New plants (say, asian rhododendrons in eastern North America) have chemical defenses to which the local insects are not adapted. The new plant thus has an advantage over the natives. New insects, diseases (meeting organisms without immunity), fungi, predators (meeting defenseless populations) and parasites may have similar advantages. The European genotype of Phragmites (giant reed) is eaten by 5 species of insects in the northeastern U.S. and by 170 in Europe, with the result that it is replacing the native strain of Phragmites (eaten by numerous native insects) here. The plants are the same species (they can interbreed) but have different chemical defenses (and their inedible offspring will be selected for).

Over 400 arthropods (insects and spiders) eat the Melaleuca tree in Australia, where it is rare, but 8 eat it in Florida, where it is far too common. (Over time, native insects will learn to eat Melaleuca and also the European Phragmites; but the time may be long.)

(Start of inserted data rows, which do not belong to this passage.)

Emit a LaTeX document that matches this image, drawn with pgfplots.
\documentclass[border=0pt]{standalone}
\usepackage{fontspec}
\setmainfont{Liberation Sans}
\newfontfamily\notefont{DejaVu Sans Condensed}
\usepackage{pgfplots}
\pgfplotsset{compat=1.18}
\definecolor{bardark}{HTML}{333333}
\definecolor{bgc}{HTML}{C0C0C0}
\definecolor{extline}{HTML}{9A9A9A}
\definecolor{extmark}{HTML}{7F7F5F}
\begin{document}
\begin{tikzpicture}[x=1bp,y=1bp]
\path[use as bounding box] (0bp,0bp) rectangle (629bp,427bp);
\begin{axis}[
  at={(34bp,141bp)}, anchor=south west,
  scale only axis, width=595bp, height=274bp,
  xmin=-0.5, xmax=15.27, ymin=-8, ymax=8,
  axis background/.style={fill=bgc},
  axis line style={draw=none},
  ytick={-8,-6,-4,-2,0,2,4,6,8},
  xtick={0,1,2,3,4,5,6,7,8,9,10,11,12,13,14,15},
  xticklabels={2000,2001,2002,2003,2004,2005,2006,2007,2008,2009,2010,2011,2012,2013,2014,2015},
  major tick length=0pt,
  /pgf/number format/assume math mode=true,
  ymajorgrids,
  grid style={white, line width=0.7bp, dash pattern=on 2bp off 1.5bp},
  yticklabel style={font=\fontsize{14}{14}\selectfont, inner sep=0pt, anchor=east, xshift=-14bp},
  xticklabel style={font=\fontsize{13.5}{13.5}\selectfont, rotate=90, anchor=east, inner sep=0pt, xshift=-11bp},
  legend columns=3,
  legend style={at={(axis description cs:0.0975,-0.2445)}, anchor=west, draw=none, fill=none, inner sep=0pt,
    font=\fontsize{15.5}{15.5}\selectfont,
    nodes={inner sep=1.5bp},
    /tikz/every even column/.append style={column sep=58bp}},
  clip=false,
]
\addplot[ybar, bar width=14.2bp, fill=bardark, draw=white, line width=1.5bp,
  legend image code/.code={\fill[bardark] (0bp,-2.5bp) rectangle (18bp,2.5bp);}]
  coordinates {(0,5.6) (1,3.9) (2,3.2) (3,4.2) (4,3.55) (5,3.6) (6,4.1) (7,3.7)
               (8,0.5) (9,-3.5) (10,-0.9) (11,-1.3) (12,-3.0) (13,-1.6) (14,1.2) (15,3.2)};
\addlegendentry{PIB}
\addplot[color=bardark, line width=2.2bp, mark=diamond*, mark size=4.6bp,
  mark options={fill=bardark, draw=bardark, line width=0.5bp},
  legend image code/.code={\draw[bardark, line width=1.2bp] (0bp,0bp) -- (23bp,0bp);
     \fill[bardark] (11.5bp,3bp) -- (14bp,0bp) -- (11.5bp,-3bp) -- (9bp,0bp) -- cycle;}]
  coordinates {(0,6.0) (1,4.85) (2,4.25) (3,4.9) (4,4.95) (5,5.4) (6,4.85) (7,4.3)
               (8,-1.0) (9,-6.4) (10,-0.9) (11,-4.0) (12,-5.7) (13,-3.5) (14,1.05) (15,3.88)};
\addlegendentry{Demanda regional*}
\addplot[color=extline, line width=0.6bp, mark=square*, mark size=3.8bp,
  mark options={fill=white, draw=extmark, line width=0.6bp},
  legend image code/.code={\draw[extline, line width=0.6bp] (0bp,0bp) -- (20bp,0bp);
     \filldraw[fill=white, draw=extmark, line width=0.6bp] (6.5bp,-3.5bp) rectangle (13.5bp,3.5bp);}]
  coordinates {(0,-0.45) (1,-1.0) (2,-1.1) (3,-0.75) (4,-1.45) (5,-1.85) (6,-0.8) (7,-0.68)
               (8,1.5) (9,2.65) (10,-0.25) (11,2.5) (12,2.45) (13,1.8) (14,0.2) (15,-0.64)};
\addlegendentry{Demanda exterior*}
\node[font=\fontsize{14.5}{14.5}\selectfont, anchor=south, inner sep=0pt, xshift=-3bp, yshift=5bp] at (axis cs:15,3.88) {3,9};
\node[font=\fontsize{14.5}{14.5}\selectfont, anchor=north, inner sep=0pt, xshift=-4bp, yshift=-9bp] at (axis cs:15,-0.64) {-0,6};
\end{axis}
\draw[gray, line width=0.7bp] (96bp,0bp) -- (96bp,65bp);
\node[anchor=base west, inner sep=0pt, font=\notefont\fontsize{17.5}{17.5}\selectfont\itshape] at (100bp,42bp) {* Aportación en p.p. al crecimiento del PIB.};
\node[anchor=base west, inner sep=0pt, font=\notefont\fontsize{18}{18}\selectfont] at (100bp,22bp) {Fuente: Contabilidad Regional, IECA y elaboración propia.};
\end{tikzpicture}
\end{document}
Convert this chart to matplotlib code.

Europeans had a similar effect on their own species in the New World, as they brought with them the crowd diseases of the Eurasian agriculturalists to which the native peoples of the Americas had no immunity. So, in seventeenth century opinion, “the good hand of God” cleared the New World of its native peoples. (Europeans suffered a similar fate in Africa, where people and disease had been evolving together longest; approximately half the Europeans emigrating to West Africa died of disease in a year.)

Anyway, the point is that native plants are more edible to native insects and so produce up to 4 times the insect biomass of nonnative plants, and 35 times more caterpillars (a primary food of songbirds). They support a far greater biomass of insect eaters above them.

So I pull the (inedible) purple loosestrife out of the swamp.

Not all native species are equal. A hundred years ago the chestnut was the primary nut producer in the eastern forest (its production dwarfing that of the oaks and hickories). Its mast supported turkeys, deer, mice, squirrels, bears, decomposers, buffalo and people, and the caterpillars that fed on its tasty leaves supported huge populations of songbirds. The chestnut was killed by an imported fungus and its place (partly) taken by the tulip tree (a native), which supports little wildlife.

How to construct an ecosystem?

The problem is breaking ecosystems apart. In intact ecosystems aliens may establish a niche but are less likely become invasive. Their flowers and fruit may be used by the natives, even if their leaves are inedible. (In 10,000 years the leaves will become edible.)

Against some introductions— some predators, fungi, bacteria, insects, parasites, amphibians—there is no defense. For some time, as ships and planes spread plants and animals around, the world will become poorer (until, say, elms develop resistance to Dutch elm disease, American toads to chytrid fungus, chestnuts to chestnut blight).

As the abundant world fades, few will remember it.

Eventually a new world will blossom.